Minimum wage hikes negatively affect employment: new evidence
Every provincial government (except New Brunswick) increased their minimum wage last year, and further increases are scheduled to take place. This is despite ample evidence showing that increasing the minimum wage harms low-skilled workers by reducing job opportunities. A study published by the National Bureau of Economic Research in December 2015 provides new evidence confirming the adverse employment effects of minimum wage hikes on low-skilled workers.
The study, authored by University of California economics professor Jeffrey Clemens, measures the impact of a series of increases to the U.S. federal minimum wage, from $5.15 per hour in 2007 to $7.25 in 2009. The paper largely focuses on the group of people who are most likely to be harmed by a minimum wage hikes: low-skilled workers, which are defined as individuals aged 16 to 30 with less than a high school diploma.
The study takes advantage of a feature of minimum wage policy in the United States, where an increase in the federal minimum wage can impact states differently. This is because states (and even cities) can have a minimum wage that is higher than the federal minimum, but not lower. When the federal government increases its minimum wage, some states may experience the full increase, while others may experience only a partial increase, and others still may experience no increase at all.
For instance, in 2008 the federal minimum wage went from $5.85 to $6.55 per hour. States with a minimum wage of $5.85 were fully bounded by the federal hike. States with minimum wages less than $6.55 but more than $5.85 were partly bounded. And states with minimum wages higher than $6.55 were not bounded at all.
The study, while controlling for other factors such as differences in the severity of the housing market decline, compares the changes in employment between the bounded, partly bounded, and fully bounded states to measure the impact of the federal minimum wage hike.
It finds that increasing the minimum wage had a significant negative impact on the employment rate of low-skilled workers. In fact, hiking the minimum wage reduced the employment rate among this group by 5.6 percentage points from 2006 to 2012 (the employment rate for low-skilled workers in December 2006 was 40 per cent).

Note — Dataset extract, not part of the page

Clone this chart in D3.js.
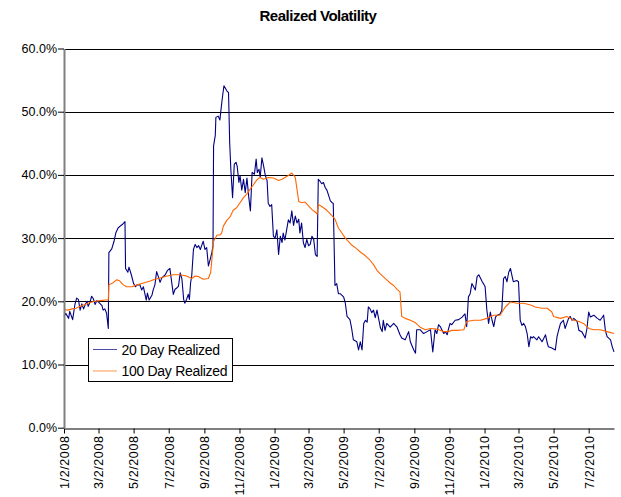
<!DOCTYPE html>
<html><head><meta charset="utf-8">
<script src="https://cdn.jsdelivr.net/npm/d3@7"></script>
<style>
body{margin:0;background:#fff}
svg{display:block}
text{font-family:"Liberation Sans",Arial,Helvetica,sans-serif;fill:#000}
</style>
</head><body>
<svg id="chart" width="621" height="497"></svg>
<script>
const chartTitle = "Realized Volatility";
const seriesNames = ["20 Day Realized", "100 Day Realized"];
const yTickValues = [0, 10, 20, 30, 40, 50, 60];
const xTickLabels = ["1/2/2008","3/2/2008","5/2/2008","7/2/2008","9/2/2008","11/2/2008",
  "1/2/2009","3/2/2009","5/2/2009","7/2/2009","9/2/2009","11/2/2009",
  "1/2/2010","3/2/2010","5/2/2010","7/2/2010"];
const xDomain = ["2008-01-02", "2010-08-15"];

const realized20 = [
["2008-01-02",17.6],["2008-01-05",18.1],["2008-01-10",17.3],["2008-01-12",18.4],["2008-01-17",17.1],
["2008-01-21",19.5],["2008-01-24",20.5],["2008-01-27",20.3],["2008-01-30",18.6],["2008-02-02",19.6],
["2008-02-05",18.8],["2008-02-08",19.5],["2008-02-11",20.0],["2008-02-13",19.2],["2008-02-16",19.8],
["2008-02-19",20.8],["2008-02-22",20.4],["2008-02-25",19.5],["2008-02-28",20.1],["2008-03-03",19.8],
["2008-03-08",19.3],["2008-03-10",18.6],["2008-03-13",18.8],["2008-03-16",18.1],["2008-03-19",15.7],
["2008-03-20",27.7],["2008-03-25",28.3],["2008-03-29",29.5],["2008-04-01",30.8],["2008-04-05",31.6],
["2008-04-10",32.0],["2008-04-13",32.2],["2008-04-17",32.6],["2008-04-18",25.2],["2008-04-22",24.6],
["2008-04-24",25.4],["2008-04-28",24.2],["2008-05-02",22.8],["2008-05-05",22.3],["2008-05-08",22.6],
["2008-05-13",22.6],["2008-05-16",21.8],["2008-05-19",22.3],["2008-05-24",20.2],["2008-05-26",21.3],
["2008-05-29",20.2],["2008-06-03",21.0],["2008-06-05",21.8],["2008-06-08",22.6],["2008-06-11",24.7],
["2008-06-14",23.9],["2008-06-17",23.0],["2008-06-20",23.7],["2008-06-26",24.2],["2008-06-30",24.9],
["2008-07-04",25.2],["2008-07-10",21.1],["2008-07-13",21.9],["2008-07-16",22.1],["2008-07-19",22.4],
["2008-07-22",24.5],["2008-07-25",23.5],["2008-07-28",20.3],["2008-07-30",19.7],["2008-08-02",20.3],
["2008-08-05",21.1],["2008-08-07",20.3],["2008-08-09",22.9],["2008-08-11",24.0],["2008-08-14",28.2],
["2008-08-17",29.0],["2008-08-20",28.5],["2008-08-23",28.8],["2008-08-26",28.2],["2008-08-29",29.0],
["2008-08-31",29.5],["2008-09-03",28.2],["2008-09-06",28.5],["2008-09-09",25.6],["2008-09-12",26.6],
["2008-09-15",27.7],["2008-09-17",28.8],["2008-09-18",44.6],["2008-09-21",46.3],["2008-09-22",49.1],
["2008-09-26",49.3],["2008-09-29",48.7],["2008-10-01",50.4],["2008-10-03",52.0],["2008-10-06",54.1],
["2008-10-11",53.3],["2008-10-14",53.0],["2008-10-16",45.1],["2008-10-18",40.9],["2008-10-21",36.4],
["2008-10-24",41.7],["2008-10-27",42.0],["2008-10-29",41.4],["2008-11-01",38.8],["2008-11-03",39.9],
["2008-11-06",37.6],["2008-11-09",39.3],["2008-11-12",37.2],["2008-11-15",39.5],["2008-11-18",36.6],
["2008-11-21",34.3],["2008-11-24",40.4],["2008-11-28",40.1],["2008-12-01",42.5],["2008-12-03",40.4],
["2008-12-06",40.9],["2008-12-08",39.6],["2008-12-11",42.7],["2008-12-14",41.4],["2008-12-17",39.9],
["2008-12-20",39.1],["2008-12-22",35.5],["2008-12-25",35.0],["2008-12-28",35.3],["2008-12-31",30.3],
["2009-01-03",30.0],["2009-01-06",31.3],["2009-01-09",27.4],["2009-01-12",30.3],["2009-01-15",29.3],
["2009-01-17",30.8],["2009-01-20",29.7],["2009-01-23",31.3],["2009-01-26",32.9],["2009-01-29",32.4],
["2009-02-01",34.3],["2009-02-04",32.0],["2009-02-07",33.5],["2009-02-10",32.4],["2009-02-13",33.0],
["2009-02-15",30.8],["2009-02-18",32.4],["2009-02-21",29.3],["2009-02-24",28.5],["2009-02-27",29.8],
["2009-03-02",28.8],["2009-03-05",29.0],["2009-03-08",30.3],["2009-03-11",29.8],["2009-03-14",27.4],
["2009-03-17",27.1],["2009-03-19",39.3],["2009-03-22",39.0],["2009-03-25",38.6],["2009-03-28",38.8],
["2009-03-31",38.0],["2009-04-03",37.6],["2009-04-09",35.9],["2009-04-12",35.6],["2009-04-14",35.5],
["2009-04-17",22.5],["2009-04-20",22.8],["2009-04-23",21.2],["2009-04-26",21.2],["2009-05-02",20.7],
["2009-05-05",19.7],["2009-05-08",17.6],["2009-05-13",17.1],["2009-05-16",15.7],["2009-05-19",13.9],
["2009-05-25",13.6],["2009-05-28",12.3],["2009-05-31",13.6],["2009-06-03",12.3],["2009-06-06",16.5],
["2009-06-09",17.0],["2009-06-12",16.7],["2009-06-14",19.1],["2009-06-17",18.8],["2009-06-20",18.2],
["2009-06-23",18.6],["2009-06-26",17.4],["2009-06-29",18.6],["2009-07-05",15.8],["2009-07-08",15.2],
["2009-07-10",17.0],["2009-07-13",15.4],["2009-07-16",16.5],["2009-07-22",15.9],["2009-07-28",16.5],
["2009-08-03",15.9],["2009-08-08",14.7],["2009-08-11",14.2],["2009-08-17",13.9],["2009-08-23",15.2],
["2009-08-26",13.6],["2009-09-01",12.3],["2009-09-04",11.8],["2009-09-06",15.5],["2009-09-12",15.5],
["2009-09-18",14.9],["2009-09-24",15.2],["2009-09-30",15.5],["2009-10-04",12.0],["2009-10-08",15.5],
["2009-10-11",14.9],["2009-10-14",16.3],["2009-10-17",16.0],["2009-10-23",14.9],["2009-10-26",15.2],
["2009-10-29",14.7],["2009-10-31",15.5],["2009-11-03",16.5],["2009-11-06",16.3],["2009-11-12",17.0],
["2009-11-18",17.1],["2009-11-24",17.5],["2009-11-27",17.8],["2009-11-29",18.0],["2009-12-02",16.0],
["2009-12-05",20.7],["2009-12-08",21.2],["2009-12-11",22.8],["2009-12-17",21.8],["2009-12-20",23.9],
["2009-12-23",24.2],["2009-12-29",23.1],["2009-12-31",22.8],["2010-01-03",22.3],["2010-01-06",18.6],
["2010-01-09",16.5],["2010-01-12",18.3],["2010-01-15",17.0],["2010-01-18",16.0],["2010-01-21",17.5],
["2010-01-24",17.8],["2010-01-29",18.0],["2010-02-01",18.6],["2010-02-04",23.6],["2010-02-07",23.9],
["2010-02-10",23.1],["2010-02-13",24.6],["2010-02-16",25.2],["2010-02-19",23.9],["2010-02-21",23.1],
["2010-02-27",23.3],["2010-03-02",23.1],["2010-03-05",17.0],["2010-03-08",16.2],["2010-03-11",16.5],
["2010-03-14",16.0],["2010-03-17",14.9],["2010-03-20",12.8],["2010-03-23",14.4],["2010-03-26",14.2],
["2010-03-28",14.4],["2010-04-03",13.9],["2010-04-06",14.4],["2010-04-12",13.6],["2010-04-18",14.7],
["2010-04-21",13.4],["2010-04-23",12.8],["2010-04-29",12.6],["2010-05-05",12.3],["2010-05-08",14.4],
["2010-05-11",15.5],["2010-05-14",16.5],["2010-05-19",17.0],["2010-05-22",15.7],["2010-05-28",17.3],
["2010-05-31",17.6],["2010-06-03",17.0],["2010-06-06",17.3],["2010-06-12",16.8],["2010-06-15",15.4],
["2010-06-20",15.2],["2010-06-26",14.2],["2010-06-29",15.7],["2010-07-02",18.3],["2010-07-05",17.5],
["2010-07-11",17.8],["2010-07-17",17.3],["2010-07-22",17.0],["2010-07-28",17.8],["2010-07-31",15.4],
["2010-08-03",14.4],["2010-08-09",13.9],["2010-08-12",12.8],["2010-08-15",12.0]
];

const realized100 = [
["2008-01-02",18.7],["2008-01-09",18.6],["2008-01-16",18.8],["2008-01-23",18.9],["2008-01-30",19.2],
["2008-02-08",19.5],["2008-02-16",19.8],["2008-02-25",20.0],["2008-03-05",20.1],["2008-03-13",20.2],
["2008-03-19",20.2],["2008-03-20",22.6],["2008-03-25",22.8],["2008-04-03",23.4],["2008-04-08",23.2],
["2008-04-14",22.6],["2008-04-20",22.3],["2008-04-29",22.3],["2008-05-08",22.6],["2008-05-19",22.9],
["2008-05-31",23.2],["2008-06-08",23.5],["2008-06-17",23.7],["2008-06-29",24.0],["2008-07-10",24.2],
["2008-07-22",24.2],["2008-08-02",24.0],["2008-08-11",23.6],["2008-08-17",24.0],["2008-08-23",23.9],
["2008-08-31",23.5],["2008-09-09",23.6],["2008-09-13",24.6],["2008-09-18",29.5],["2008-09-24",30.5],
["2008-09-29",30.5],["2008-10-02",30.8],["2008-10-05",31.9],["2008-10-11",32.8],["2008-10-17",33.4],
["2008-10-22",34.4],["2008-10-28",34.8],["2008-11-03",35.6],["2008-11-09",36.4],["2008-11-15",37.0],
["2008-11-21",37.8],["2008-11-26",38.4],["2008-12-02",39.2],["2008-12-08",39.6],["2008-12-14",39.3],
["2008-12-22",39.6],["2008-12-31",39.5],["2009-01-09",39.1],["2009-01-15",39.3],["2009-01-20",39.6],
["2009-01-26",39.9],["2009-02-01",40.3],["2009-02-07",39.6],["2009-02-13",35.8],["2009-02-18",35.6],
["2009-02-24",35.7],["2009-03-02",35.1],["2009-03-08",34.5],["2009-03-14",34.1],["2009-03-17",33.8],
["2009-03-19",35.3],["2009-03-25",35.0],["2009-03-31",34.6],["2009-04-06",34.1],["2009-04-12",33.5],
["2009-04-17",33.0],["2009-04-23",31.6],["2009-04-29",30.8],["2009-05-05",30.0],["2009-05-11",29.4],
["2009-05-16",28.9],["2009-05-25",28.3],["2009-05-31",27.8],["2009-06-09",27.2],["2009-06-17",26.5],
["2009-06-23",25.8],["2009-06-29",24.9],["2009-07-05",24.3],["2009-07-10",23.9],["2009-07-16",23.4],
["2009-07-22",22.9],["2009-07-28",22.5],["2009-08-03",21.9],["2009-08-08",21.5],["2009-08-11",17.6],
["2009-08-17",17.3],["2009-08-26",17.0],["2009-09-04",16.6],["2009-09-12",15.9],["2009-09-21",15.5],
["2009-09-30",15.7],["2009-10-11",15.6],["2009-10-23",15.2],["2009-10-31",15.2],["2009-11-06",15.4],
["2009-11-15",15.4],["2009-11-27",15.5],["2009-12-02",16.8],["2009-12-14",17.0],["2009-12-26",17.0],
["2010-01-06",17.3],["2010-01-18",17.8],["2010-01-29",17.8],["2010-02-07",19.1],["2010-02-16",19.9],
["2010-02-27",19.7],["2010-03-11",19.7],["2010-03-23",19.4],["2010-03-31",19.1],["2010-04-12",18.9],
["2010-04-21",18.9],["2010-04-29",18.3],["2010-05-02",17.6],["2010-05-14",17.3],["2010-05-25",17.6],
["2010-06-06",17.0],["2010-06-15",16.8],["2010-06-23",16.5],["2010-06-29",16.0],["2010-07-02",15.7],
["2010-07-11",15.5],["2010-07-22",15.5],["2010-08-03",15.2],["2010-08-15",14.9]
];

const seriesColors = ["#000080", "#ff6600"];

const parseDate = d3.timeParse("%Y-%m-%d");
const parseLabel = d3.timeParse("%m/%d/%Y");
const svg = d3.select("#chart");
const plotLeft = 64, plotRight = 614, plotTop = 48.5, plotBottom = 427.7;

const x = d3.scaleTime().domain(xDomain.map(parseDate)).range([plotLeft, plotRight]);
const y = d3.scaleLinear().domain([0, 60]).range([plotBottom, plotTop]);

svg.append("text").attr("x", 318).attr("y", 21).attr("text-anchor", "middle")
  .style("font-size", "15px").style("font-weight", "bold").style("letter-spacing", "-0.5px")
  .text(chartTitle);

// gridlines
svg.append("g").selectAll("line").data(yTickValues.filter(v => v > 0)).join("line")
  .attr("x1", plotLeft).attr("x2", plotRight)
  .attr("y1", d => Math.round(y(d)) + 0.5).attr("y2", d => Math.round(y(d)) + 0.5)
  .attr("stroke", "#000").attr("stroke-width", 1);

// series lines
const lineGen = d3.line().x(d => x(parseDate(d[0]))).y(d => y(d[1]));
[realized20, realized100].forEach((s, i) => {
  svg.append("path").datum(s).attr("d", lineGen).attr("fill", "none")
    .attr("stroke", seriesColors[i]).attr("stroke-width", 1.1).attr("stroke-linejoin", "round");
});

// x axis
const xAxis = d3.axisBottom(x).tickValues(xTickLabels.map(parseLabel))
  .tickFormat(d3.timeFormat("%-m/%-d/%Y")).tickSize(5).tickSizeOuter(0);
const gx = svg.append("g").attr("transform", `translate(0,${Math.round(plotBottom) + 0.5})`).call(xAxis);
gx.select(".domain").attr("stroke", "#000");
gx.selectAll(".tick line").attr("stroke", "#000");
gx.selectAll(".tick text").attr("transform", "rotate(-90)")
  .attr("text-anchor", "end").attr("x", -7).attr("y", 0).attr("dy", "0.35em")
  .style("font-size", "12.5px").style("letter-spacing", "0.6px").style("font-family", '"Liberation Sans",Arial,sans-serif');

// y axis
const yAxis = d3.axisLeft(y).tickValues(yTickValues).tickFormat(d => d.toFixed(1) + "%").tickSize(6).tickSizeOuter(0);
const gy = svg.append("g").attr("transform", `translate(${plotLeft},0)`).call(yAxis);
gy.select(".domain").attr("stroke", "#808080").attr("stroke-width", 2);
gy.selectAll(".tick line").attr("stroke", "#000");
gy.selectAll(".tick text").attr("x", -7).style("font-size", "12.5px")
  .style("font-family", '"Liberation Sans",Arial,sans-serif');

// legend
const lg = svg.append("g");
lg.append("rect").attr("x", 88.5).attr("y", 338.5).attr("width", 144).attr("height", 43)
  .attr("fill", "#fff").attr("stroke", "#000").attr("stroke-width", 1);
seriesNames.forEach((n, i) => {
  const yy = 349.5 + i * 21.5;
  lg.append("line").attr("x1", 93).attr("x2", 117).attr("y1", yy).attr("y2", yy)
    .attr("stroke", seriesColors[i]).attr("stroke-width", 1).attr("stroke-opacity", 0.7);
  lg.append("text").attr("x", 121.5).attr("y", yy + 5).style("font-size", "14px")
    .style("letter-spacing", "-0.3px").text(n);
});
</script>
</body></html>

In addition to a drop in the employment rate, the study finds that minimum wage hikes had other negative employment effects. For example, the minimum wage hikes led to a drop in the average number of hours per week worked by low-skilled workers of between 1.7 hours and 1.8 hours, the latter representing a 17 per cent decrease. Even workers who kept their jobs saw a decrease of 1.3 hours worked per week. Another consequence is that the average weekly earnings of low-skilled workers fell by $15 in the short-term (one year) and $13 in the medium-term (a little more than three years).
Overall, this study provides important evidence that should help guide the debate about minimum wage hikes. Governments planning further minimum wage increases should consider this and other evidence showing that minimum wage hikes reduce job opportunities for low-skilled workers.